#### Dataset content ####

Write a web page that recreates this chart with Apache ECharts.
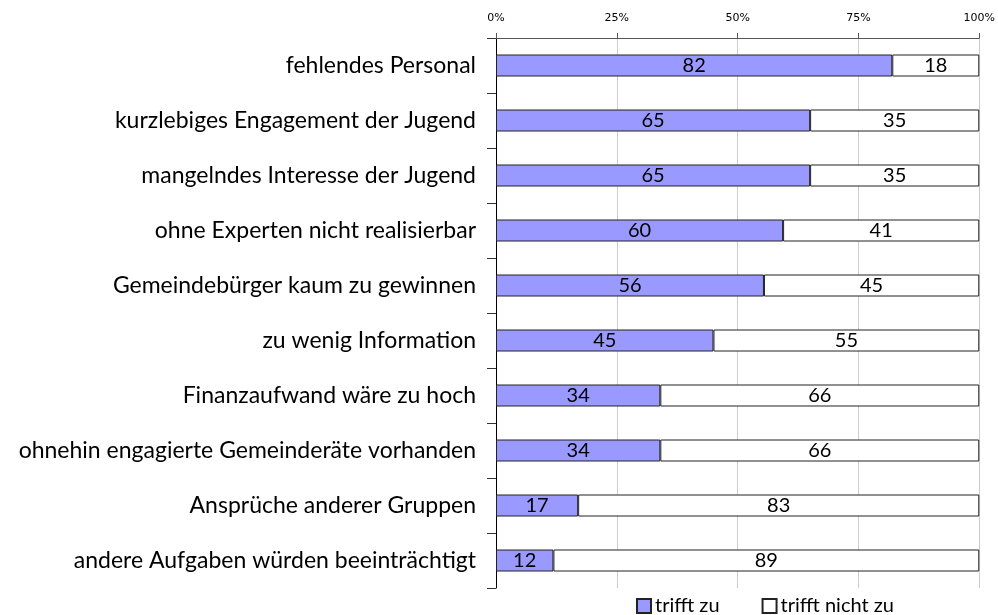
<!DOCTYPE html>
<html>
<head>
<meta charset="utf-8">
<script src="https://cdn.jsdelivr.net/npm/echarts@6/dist/echarts.min.js"></script>
<style>
html, body { margin: 0; padding: 0; background: #fff; }
#chart { width: 998px; height: 615px; }
</style>
</head>
<body>
<div id="chart"></div>
<script>
// Gründe gegen ein Engagement (Angaben in %)
var categories = [
    'fehlendes Personal',
    'kurzlebiges Engagement der Jugend',
    'mangelndes Interesse der Jugend',
    'ohne Experten nicht realisierbar',
    'Gemeindebürger kaum zu gewinnen',
    'zu wenig Information',
    'Finanzaufwand wäre zu hoch',
    'ohnehin engagierte Gemeinderäte vorhanden',
    'Ansprüche anderer Gruppen',
    'andere Aufgaben würden beeinträchtigt'
];
var triffzu = [82, 65, 65, 60, 56, 45, 34, 34, 17, 12];
var triffnicht = [18, 35, 35, 41, 45, 55, 66, 66, 83, 89];
var xTicks = ['0%', '25%', '50%', '75%', '100%'];

// 100%-Stapel: Anteil an der Zeilensumme
function share(a, i) { return a[i] / (triffzu[i] + triffnicht[i]) * 100; }
var zuPct = triffzu.map(function (v, i) { return share(triffzu, i); });
var nichtPct = triffnicht.map(function (v, i) { return share(triffnicht, i); });

var font = 'Lato, "Open Sans", sans-serif';

echarts.init(document.getElementById('chart')).setOption({
    animation: false,
    grid: { left: 496, right: 18, top: 38, bottom: 27 },
    legend: {
        top: 591,
        left: 631,
        itemWidth: 14,
        itemHeight: 14,
        itemGap: 42,
        icon: 'rect',
        textStyle: { fontFamily: font, fontSize: 20, color: '#000', padding: [0, 0, 0, -1] },
        data: ['trifft zu', 'trifft nicht zu']
    },
    xAxis: {
        type: 'value',
        position: 'top',
        min: 0,
        max: 100,
        interval: 25,
        axisLine: { show: true, lineStyle: { color: '#555', width: 1 } },
        axisTick: { show: true, length: 5, lineStyle: { color: '#555' } },
        axisLabel: {
            fontFamily: 'DejaVu Sans', fontSize: 11, color: '#000', margin: 14,
            formatter: function (v) { return xTicks[v / 25]; }
        },
        splitLine: { show: true, lineStyle: { color: '#ccc', width: 1 } }
    },
    yAxis: {
        type: 'category',
        inverse: true,
        data: categories,
        axisLine: { show: true, lineStyle: { color: '#000', width: 1 } },
        axisTick: { show: true, length: 9, lineStyle: { color: '#333' } },
        axisLabel: { fontFamily: font, fontSize: 23, color: '#000', margin: 20 }
    },
    series: [
        {
            name: 'trifft zu',
            type: 'bar',
            stack: 'a',
            barWidth: '40%',
            data: zuPct,
            itemStyle: { color: '#9999ff', borderColor: '#222', borderWidth: 1 },
            label: {
                show: true, position: 'inside', fontFamily: font, fontSize: 20, color: '#000',
                formatter: function (p) { return triffzu[p.dataIndex]; }
            }
        },
        {
            name: 'trifft nicht zu',
            type: 'bar',
            stack: 'a',
            barWidth: '40%',
            data: nichtPct,
            itemStyle: { color: '#ffffff', borderColor: '#222', borderWidth: 1 },
            label: {
                show: true, position: 'inside', fontFamily: font, fontSize: 20, color: '#000',
                formatter: function (p) { return triffnicht[p.dataIndex]; }
            }
        }
    ]
});
</script>
</body>
</html>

####

### [Task description]
Transcribe the listing above verbatim. Omit the pictures.

### [Written answer]
Write a web page that recreates this chart with Apache ECharts.
<!DOCTYPE html>
<html>
<head>
<meta charset="utf-8">
<script src="https://cdn.jsdelivr.net/npm/echarts@6/dist/echarts.min.js"></script>
<style>
html, body { margin: 0; padding: 0; background: #fff; }
#chart { width: 998px; height: 615px; }
</style>
</head>
<body>
<div id="chart"></div>
<script>
// Gründe gegen ein Engagement (Angaben in %)
var categories = [
    'fehlendes Personal',
    'kurzlebiges Engagement der Jugend',
    'mangelndes Interesse der Jugend',
    'ohne Experten nicht realisierbar',
    'Gemeindebürger kaum zu gewinnen',
    'zu wenig Information',
    'Finanzaufwand wäre zu hoch',
    'ohnehin engagierte Gemeinderäte vorhanden',
    'Ansprüche anderer Gruppen',
    'andere Aufgaben würden beeinträchtigt'
];
var triffzu = [82, 65, 65, 60, 56, 45, 34, 34, 17, 12];
var triffnicht = [18, 35, 35, 41, 45, 55, 66, 66, 83, 89];
var xTicks = ['0%', '25%', '50%', '75%', '100%'];

// 100%-Stapel: Anteil an der Zeilensumme
function share(a, i) { return a[i] / (triffzu[i] + triffnicht[i]) * 100; }
var zuPct = triffzu.map(function (v, i) { return share(triffzu, i); });
var nichtPct = triffnicht.map(function (v, i) { return share(triffnicht, i); });

var font = 'Lato, "Open Sans", sans-serif';

echarts.init(document.getElementById('chart')).setOption({
    animation: false,
    grid: { left: 496, right: 18, top: 38, bottom: 27 },
    legend: {
        top: 591,
        left: 631,
        itemWidth: 14,
        itemHeight: 14,
        itemGap: 42,
        icon: 'rect',
        textStyle: { fontFamily: font, fontSize: 20, color: '#000', padding: [0, 0, 0, -1] },
        data: ['trifft zu', 'trifft nicht zu']
    },
    xAxis: {
        type: 'value',
        position: 'top',
        min: 0,
        max: 100,
        interval: 25,
        axisLine: { show: true, lineStyle: { color: '#555', width: 1 } },
        axisTick: { show: true, length: 5, lineStyle: { color: '#555' } },
        axisLabel: {
            fontFamily: 'DejaVu Sans', fontSize: 11, color: '#000', margin: 14,
            formatter: function (v) { return xTicks[v / 25]; }
        },
        splitLine: { show: true, lineStyle: { color: '#ccc', width: 1 } }
    },
    yAxis: {
        type: 'category',
        inverse: true,
        data: categories,
        axisLine: { show: true, lineStyle: { color: '#000', width: 1 } },
        axisTick: { show: true, length: 9, lineStyle: { color: '#333' } },
        axisLabel: { fontFamily: font, fontSize: 23, color: '#000', margin: 20 }
    },
    series: [
        {
            name: 'trifft zu',
            type: 'bar',
            stack: 'a',
            barWidth: '40%',
            data: zuPct,
            itemStyle: { color: '#9999ff', borderColor: '#222', borderWidth: 1 },
            label: {
                show: true, position: 'inside', fontFamily: font, fontSize: 20, color: '#000',
                formatter: function (p) { return triffzu[p.dataIndex]; }
            }
        },
        {
            name: 'trifft nicht zu',
            type: 'bar',
            stack: 'a',
            barWidth: '40%',
            data: nichtPct,
            itemStyle: { color: '#ffffff', borderColor: '#222', borderWidth: 1 },
            label: {
                show: true, position: 'inside', fontFamily: font, fontSize: 20, color: '#000',
                formatter: function (p) { return triffnicht[p.dataIndex]; }
            }
        }
    ]
});
</script>
</body>
</html>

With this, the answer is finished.